Breaking Down Pink and Blue SF

At Castalia House, Daniel applies the definitions of Pink and Blue SF to what are perhaps the best examples of the genre. Both are short stories, and can be read in one sitting.

The first is Rachel Swirsky’s Nebula-Award winning and Hugo-nominated short story “If You Were A Dinosaur, My Love”

The second is Gene Wolfe’s “Build-A-Bear”

Myself, I would say it is worth reading Mr. Daniel’s analysis if only to have an excuse to read Gene Wolfe’s story, which was new to me.

His article is here:

http://www.castaliahouse.com/pink-and-blue-sf-an-applied-breakdown/

To get you started, here is the first 300 words or so of the first. Three hundred words is about how long an average readers should take to decide whether the rest of the short story is worthy of the time it takes to read it:

If you were a dinosaur, my love, then you would be a T-Rex. You’d be a small one, only five feet, ten inches, the same height as human-you. You’d be fragile-boned and you’d walk with as delicate and polite a gait as you could manage on massive talons. Your eyes would gaze gently from beneath your bony brow-ridge.

If you were a T-Rex, then I would become a zookeeper so that I could spend all my time with you. I’d bring you raw chickens and live goats. I’d watch the gore shining on your teeth. I’d make my bed on the floor of your cage, in the moist dirt, cushioned by leaves. When you couldn’t sleep, I’d sing you lullabies.

If I sang you lullabies, I’d soon notice how quickly you picked up music. You’d harmonize with me, your rough, vibrating voice a strange counterpoint to mine. When you thought I was asleep, you’d cry unrequited love songs into the night.

If you sang unrequited love songs, I’d take you on tour. We’d go to Broadway. You’d stand onstage, talons digging into the floorboards. Audiences would weep at the melancholic beauty of your singing.

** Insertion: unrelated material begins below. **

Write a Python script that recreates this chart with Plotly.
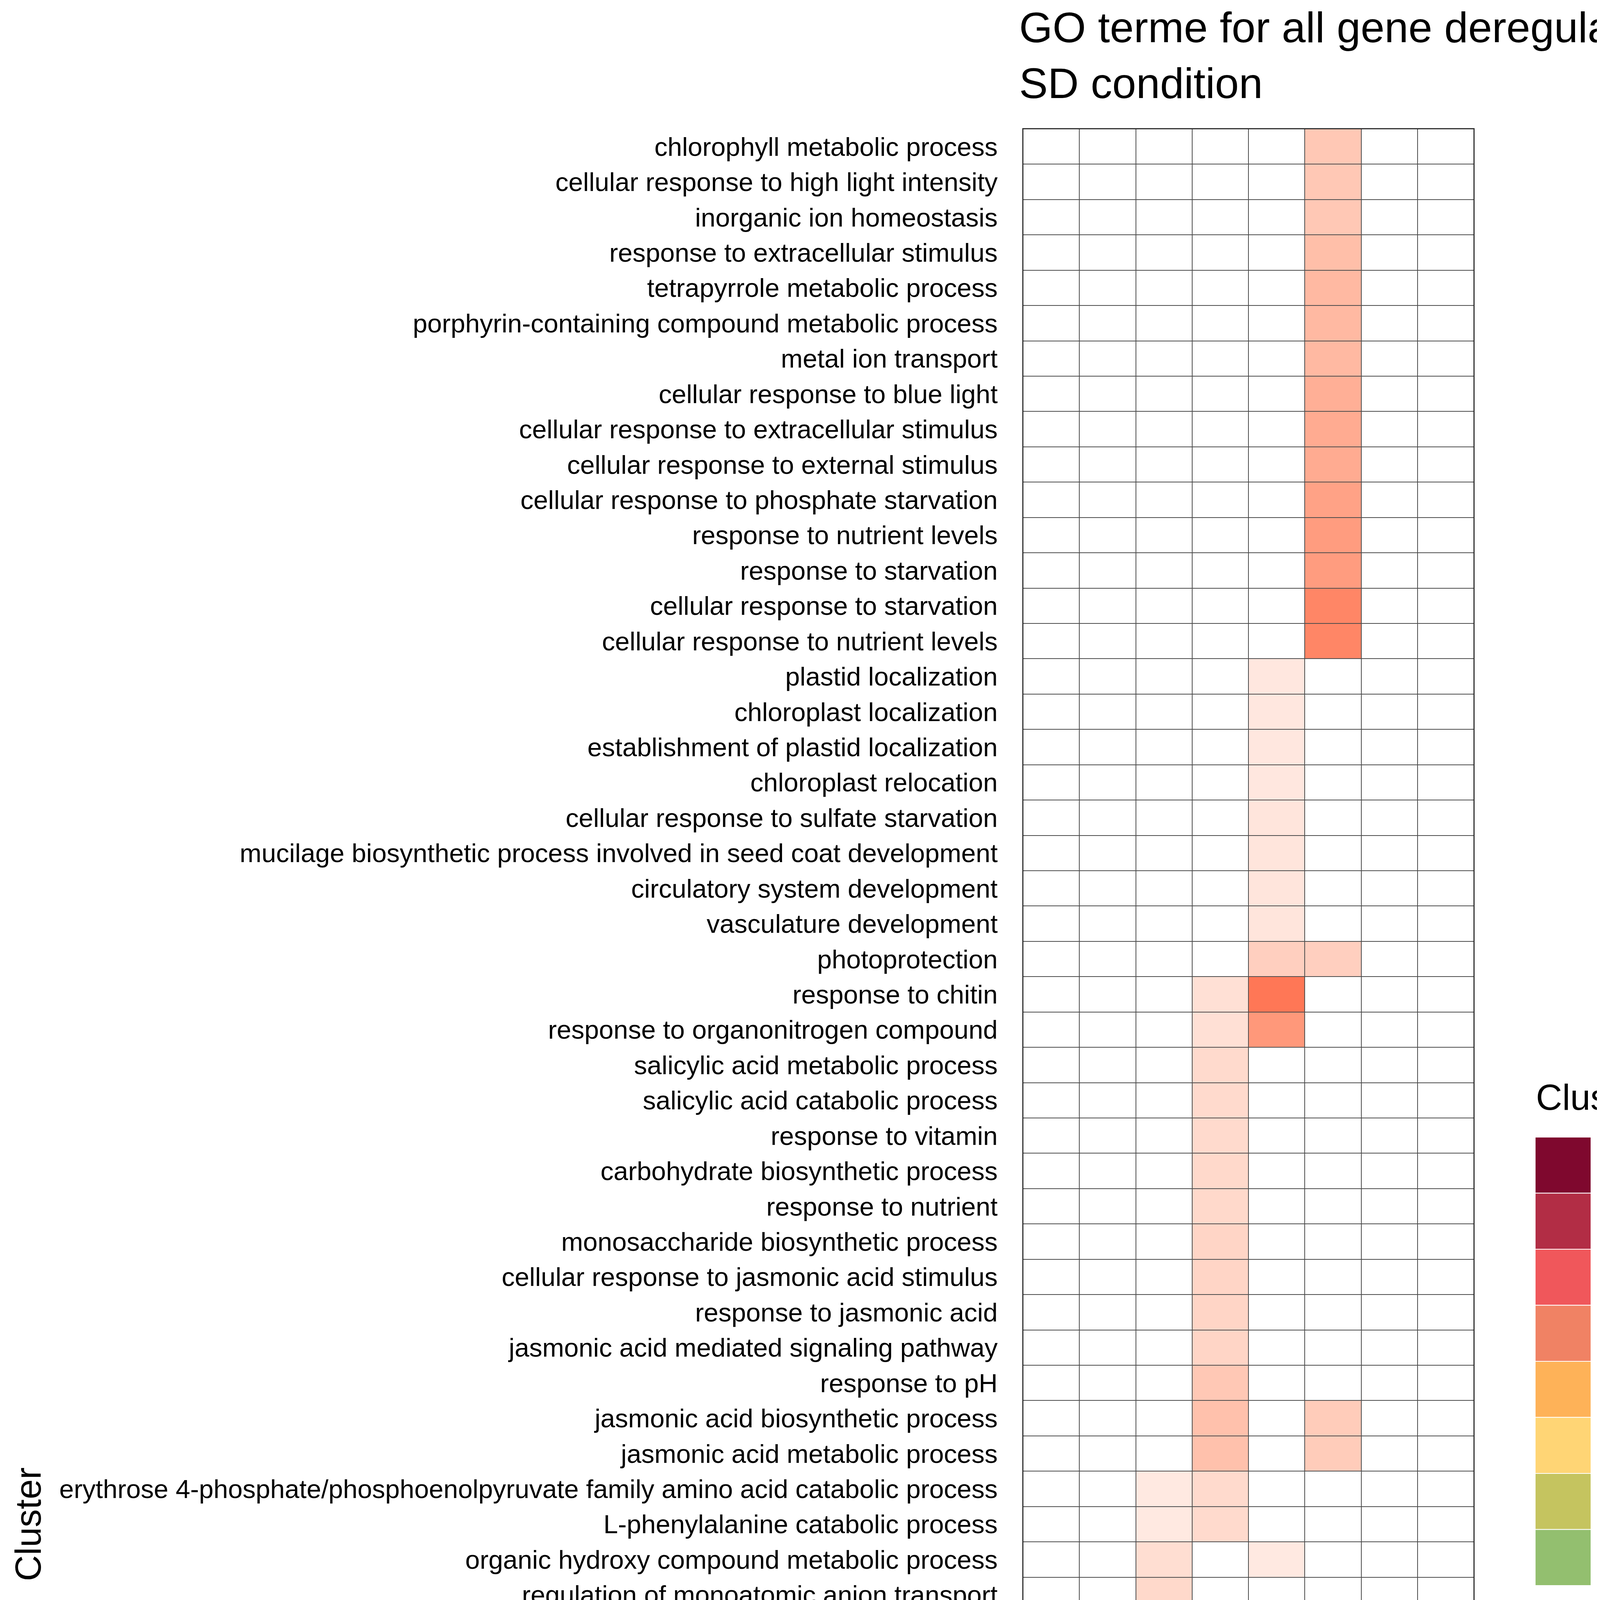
"""
    GO term heatmap: -log10(FDR) of enriched biological processes per gene cluster (SD condition)
"""

##########==========##########==========##########==========##########==========##########==========
## HEADER
import plotly.graph_objects as go

W, H = 4500, 7800
FONT = 'Liberation Sans, Arial, sans-serif'

go_terms = [
    'chlorophyll metabolic process', 'cellular response to high light intensity',
    'inorganic ion homeostasis', 'response to extracellular stimulus',
    'tetrapyrrole metabolic process', 'porphyrin-containing compound metabolic process',
    'metal ion transport', 'cellular response to blue light',
    'cellular response to extracellular stimulus', 'cellular response to external stimulus',
    'cellular response to phosphate starvation', 'response to nutrient levels',
    'response to starvation', 'cellular response to starvation',
    'cellular response to nutrient levels', 'plastid localization', 'chloroplast localization',
    'establishment of plastid localization', 'chloroplast relocation',
    'cellular response to sulfate starvation',
    'mucilage biosynthetic process involved in seed coat development',
    'circulatory system development', 'vasculature development', 'photoprotection',
    'response to chitin', 'response to organonitrogen compound',
    'salicylic acid metabolic process', 'salicylic acid catabolic process', 'response to vitamin',
    'carbohydrate biosynthetic process', 'response to nutrient', 'monosaccharide biosynthetic process',
    'cellular response to jasmonic acid stimulus', 'response to jasmonic acid',
    'jasmonic acid mediated signaling pathway', 'response to pH',
    'jasmonic acid biosynthetic process', 'jasmonic acid metabolic process',
    'erythrose 4-phosphate/phosphoenolpyruvate family amino acid catabolic process',
    'L-phenylalanine catabolic process', 'organic hydroxy compound metabolic process',
    'regulation of monoatomic anion transport', 'amino acid transport',
    'glycosyl compound metabolic process', 'translational elongation',
    'phenylpropanoid biosynthetic process', 'ribonucleoprotein complex biogenesis',
    'phenylpropanoid metabolic process', 'amino acid biosynthetic process',
    'alpha-amino acid biosynthetic process', 'ribosome biogenesis',
    'protein-RNA complex organization', 'protein-RNA complex assembly', 'organelle assembly',
    'alpha-amino acid metabolic process', 'ribosome assembly', 'cytosolic ribosome assembly',
    'L-ascorbic acid biosynthetic process', 'L-ascorbic acid metabolic process',
    'phloem development', 'programmed cell death', 'phloem or xylem histogenesis',
    'hormone metabolic process', 'DNA unwinding involved in DNA replication',
    'DNA replication initiation', 'plant-type cell wall organization or biogenesis',
    'protein-DNA complex organization', 'protein-DNA complex assembly',
    'nucleosome organization', 'nucleosome assembly', 'DNA conformation change',
    'hydrogen peroxide metabolic process', 'shade avoidance',
    'regulation of systemic acquired resistance', 'hydrogen peroxide catabolic process',
    'cell recognition', 'systemic acquired resistance', 'recognition of pollen',
    'pollen-pistil interaction',
]

clusters = ['1', '2', '3', '4', '5', '6', '7', '8']
cluster_colors = ['#7F082E', '#B22D45', '#F0575B', '#F08264',
                  '#FEB258', '#FFD575', '#C5C45F', '#93BF6F']

## enriched terms per cluster: row number in go_terms (0 = top) and -log10(FDR)
c1_rows = [71, 72, 73, 74, 75, 76, 77, 78]
c1_vals = [1.7, 2.0, 2.0, 2.0, 5.1, 5.1, 5.2, 5.3]
c2_rows = [57, 58, 59, 60, 61, 62, 63, 64, 65, 66, 67, 68, 69, 70]
c2_vals = [1.3, 1.3, 2.8, 2.8, 3.1, 3.1, 3.5, 3.5, 4.0, 4.6, 4.6, 6.2, 6.2, 10.4]
c3_rows = [38, 39, 40, 41, 42, 43, 44, 45, 46, 47, 48, 49, 50, 51, 52, 53, 54, 55, 56, 74]
c3_vals = [1.2, 1.2, 1.8, 2.1, 2.1, 2.3, 2.3, 2.6, 2.7, 3.0, 3.2, 3.3, 3.5, 4.0, 4.0, 4.0,
           4.1, 5.5, 7.1, 1.5]
c4_rows = [24, 25, 26, 27, 28, 29, 30, 31, 32, 33, 34, 35, 36, 37, 38, 39, 45, 47, 57, 58,
           75, 77, 78]
c4_vals = [1.7, 1.7, 2.0, 2.0, 2.0, 2.1, 2.1, 2.3, 2.3, 2.3, 2.3, 3.0, 3.4, 3.4, 2.0, 2.0,
           1.3, 1.6, 2.4, 2.4, 1.7, 1.8, 1.8]
c5_rows = [15, 16, 17, 18, 19, 20, 21, 22, 23, 24, 25, 40]
c5_vals = [1.3, 1.3, 1.3, 1.3, 1.4, 1.4, 1.4, 1.4, 2.6, 7.1, 5.5, 1.2]
c6_rows = [0, 1, 2, 3, 4, 5, 6, 7, 8, 9, 10, 11, 12, 13, 14, 23, 36, 37]
c6_vals = [3.0, 3.0, 3.0, 3.5, 3.8, 3.8, 3.8, 4.3, 4.5, 4.5, 5.0, 5.3, 5.3, 6.4, 6.4,
           2.6, 2.8, 2.8]
c7_rows, c7_vals = [], []
c8_rows, c8_vals = [], []

fdr_ticks = [0, 2.5, 5, 7.5, 10]

##########==========##########==========##########==========##########==========##########==========
## COMPONENT FUNCTIONS


def _lin(c):
    c = c / 255
    return c / 12.92 if c <= 0.04045 else ((c + 0.055) / 1.055) ** 2.4


def _gam(c):
    c = min(1.0, max(0.0, c))
    c = 12.92 * c if c <= 0.0031308 else 1.055 * c ** (1 / 2.4) - 0.055
    return round(c * 255)


REF = (0.95047, 1.0, 1.08883)


def to_lab(rgb):
    r, g, b = [_lin(v) for v in rgb]
    x = 0.4124 * r + 0.3576 * g + 0.1805 * b
    y = 0.2126 * r + 0.7152 * g + 0.0722 * b
    z = 0.0193 * r + 0.1192 * g + 0.9505 * b
    f = lambda t: t ** (1 / 3) if t > 0.008856 else 7.787 * t + 16 / 116
    fx, fy, fz = f(x / REF[0]), f(y / REF[1]), f(z / REF[2])
    return 116 * fy - 16, 500 * (fx - fy), 200 * (fy - fz)


def from_lab(lab):
    L, a, b = lab
    fy = (L + 16) / 116
    fx, fz = fy + a / 500, fy - b / 200
    finv = lambda t: t ** 3 if t ** 3 > 0.008856 else (t - 16 / 116) / 7.787
    x, y, z = REF[0] * finv(fx), REF[1] * finv(fy), REF[2] * finv(fz)
    r = 3.2406 * x - 1.5372 * y - 0.4986 * z
    g = -0.9689 * x + 1.8758 * y + 0.0415 * z
    bl = 0.0557 * x - 0.2040 * y + 1.0570 * z
    return 'rgb(%d,%d,%d)' % (_gam(r), _gam(g), _gam(bl))


def lab_gradient(low, high, n = 21):
    """
        Purpose: white -> red gradient interpolated in Lab space (like ggplot's scale_fill_gradient)
    """
    lo, hi = to_lab(low), to_lab(high)
    return [[i / (n - 1), from_lab([lo[k] + (hi[k] - lo[k]) * i / (n - 1) for k in range(3)])]
            for i in range(n)]


def build_matrix():
    """
        Purpose: term x cluster matrix of -log10(FDR), zero where not enriched
    """
    z = [[0.0] * len(clusters) for _ in go_terms]
    per_cluster = [(c1_rows, c1_vals), (c2_rows, c2_vals), (c3_rows, c3_vals), (c4_rows, c4_vals),
                   (c5_rows, c5_vals), (c6_rows, c6_vals), (c7_rows, c7_vals), (c8_rows, c8_vals)]
    for j, (rows, vals) in enumerate(per_cluster):
        for r, v in zip(rows, vals):
            z[r][j] = v
    return z


def px_x(p):
    return p / W


def px_y(p):
    return 1 - p / H


def legend_title(text, y_mid):
    return dict(
        text = text, xref = 'paper', yref = 'paper',
        x = px_x(LEG_X0), xanchor = 'left', y = px_y(y_mid), yanchor = 'middle',
        showarrow = False, font = dict(size = 93, family = FONT, color = 'black'),
    )


##########==========##########==========##########==========##########==========##########==========
## TOP-LEVEL

z = build_matrix()
zmax = max(max(row) for row in z)

LEG_X0, LEG_X1 = 3922, 4065

fig = go.Figure()

## main heatmap
fig.add_trace(go.Heatmap(
    z = z, x = clusters, y = go_terms,
    zmin = 0, zmax = zmax,
    colorscale = lab_gradient((255, 255, 255), (255, 0, 0)),
    xgap = 2, ygap = 2, hoverinfo = 'skip',
    colorbar = dict(
        x = px_x(LEG_X0), xanchor = 'left', xpad = 0,
        y = px_y(5081), yanchor = 'bottom', ypad = 0,
        len = 714, lenmode = 'pixels',
        thickness = LEG_X1 - LEG_X0, thicknessmode = 'pixels',
        outlinewidth = 0,
        tickvals = fdr_ticks, tickformat = '.1f',
        ticks = 'outside', ticklen = 42, tickcolor = 'white',
        tickfont = dict(size = 69, family = FONT, color = 'black'),
    ),
))

## cluster strip under the heatmap
fig.add_trace(go.Bar(
    x = clusters, y = [1] * len(clusters), width = 0.94,
    marker = dict(color = cluster_colors, line = dict(color = 'black', width = 3)),
    xaxis = 'x2', yaxis = 'y2', showlegend = False, hoverinfo = 'skip',
))

## cluster legend swatches
fig.add_trace(go.Bar(
    y = clusters, x = [1] * len(clusters), width = 1, orientation = 'h',
    marker = dict(color = cluster_colors, line = dict(color = 'white', width = 2)),
    xaxis = 'x3', yaxis = 'y3', showlegend = False, hoverinfo = 'skip',
))

tick_font = dict(size = 67, family = FONT, color = 'black')

fig.update_layout(
    width = W, height = H,
    margin = dict(l = 0, r = 0, t = 0, b = 0),
    paper_bgcolor = 'white', plot_bgcolor = 'white',
    font = dict(family = FONT, color = 'black'),
    title = dict(
        text = 'GO terme for all gene deregulated in<br>SD condition',
        font = dict(size = 110, family = FONT, color = 'black'),
        x = px_x(2601), xanchor = 'left', xref = 'paper',
        y = 1 - 100 / H, yanchor = 'top', yref = 'container',
    ),
    xaxis = dict(
        domain = [px_x(2611), px_x(3765)], anchor = 'y',
        categoryorder = 'array', categoryarray = clusters,
        showticklabels = False, showgrid = False, zeroline = False, ticks = '',
    ),
    yaxis = dict(
        domain = [px_y(7466), px_y(322)], anchor = 'x',
        categoryorder = 'array', categoryarray = go_terms, autorange = 'reversed',
        showgrid = False, zeroline = False, ticks = '',
        tickfont = tick_font, ticklabelstandoff = 64,
        title = dict(text = 'Cluster', font = dict(size = 92, family = FONT), standoff = 16),
        automargin = False,
    ),
    xaxis2 = dict(
        domain = [px_x(2611), px_x(3765)], anchor = 'y2', matches = 'x',
        categoryorder = 'array', categoryarray = clusters,
        showgrid = False, zeroline = False, ticks = '',
        tickfont = tick_font, ticklabelstandoff = 17,
        title = dict(text = 'Biological process', font = dict(size = 92, family = FONT),
                     standoff = 27),
        automargin = False,
    ),
    yaxis2 = dict(
        domain = [px_y(7541), px_y(7487)], anchor = 'x2',
        range = [0, 1], visible = False, fixedrange = True,
    ),
    xaxis3 = dict(
        domain = [px_x(LEG_X0), px_x(LEG_X1)], anchor = 'y3',
        range = [0, 1], visible = False,
    ),
    yaxis3 = dict(
        domain = [px_y(4051), px_y(2903)], anchor = 'x3', side = 'right',
        categoryorder = 'array', categoryarray = clusters, autorange = 'reversed',
        showgrid = False, zeroline = False, showline = False, ticks = '',
        tickfont = dict(size = 69, family = FONT, color = 'black'),
        ticklabelstandoff = 50, automargin = False,
    ),
    shapes = [dict(
        type = 'rect', xref = 'x domain', yref = 'y domain', x0 = 0, x1 = 1, y0 = 0, y1 = 1,
        fillcolor = '#4d4d4d', line = dict(color = '#333333', width = 4), layer = 'below',
    )],
    annotations = [legend_title('Cluster', 2801), legend_title('-log10(FDR)', 4265)],
)

fig.write_html('out.html')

If audiences wept at the melancholic beauty of your singing, they’d rally to fund new research into reviving extinct species. Money would flood into scientific institutions. Biologists would reverse engineer chickens until they could discover how to give them jaws with teeth. Paleontologists would mine ancient fossils for traces of collagen. Geneticists would figure out how to build a dinosaur from nothing by discovering exactly what DNA sequences code everything about a creature, from the size of its pupils to what enables a brain to contemplate a sunset. They’d work until they’d built you a mate.

If they built you a mate, I’d stand as the best woman at your wedding. I’d watch awkwardly in green chiffon that made me look sallow, as I listened to your vows. I’d be jealous, of course, and also sad, because I want to marry you.

And the first 300 words or so of the second:

Sighing, Viola picked up the yellow schedule of shipboard activities and glanced at her watch. It was three thirty, still two and half hours till dinner.

“Bermuda and the Bermuda Triangle” 2 Explorers Lounge. She had gone to that one yesterday, and they were into it already. Nothing had happened.

“Line dancing for beginners” 10 Gym. She could line dance nicely already, thank you very much, and did not enjoy being laughed at. Surely there had to be something more interesting than looking at the Atlantic.

“Talent Aboard—passengers display their musical skills.” 4 Seaview room. She shuddered.

“Make your pet.” 9 Captain’s Club. What in the world . . . ?

* * *

“I’m sorry I’m late,” Viola told the smiling young woman with the laptop. “I didn’t even know there was a Captain’s Club, and the steward I got to help me find it only made things worse.”

“No fret. I’m just glad somebody came. Bellatrix.” Rising, Bellatrix held out her hand. “I’m in the show. Did you see me last night?”

“Oh, yes!” Viola lied womanfully. “That was you! I thought you were wonderful.” She accepted the hand, larger and harder than her own.

“Thanks. But I do this, too, and I get paid by the head. I’ll have to scan your keycard.”

Viola hesitated.

“You won’t be charged. It’s included in the cruise. It’s just way I get paid.” Bellatrix smiled again. “We show folks always need more money.

“Thank you.” She glanced at the card. “Viola. Sit down, Viola. First we need to talk. Why did you come?”

Wondering when her card would be scanned but happy to sit, Viola said, “It sounded like fun, that’s all. A friend of mine went to something like this called Build-a-Bear, where they made teddy bears. She made her own bear. It’s always in the living room, and she tells everybody who’ll listen all about it. Oh, God! I’m just terrible!”

“That’s good, Viola.” Bellatrix returned the key card. “I like terrible people. What’s your specialty?”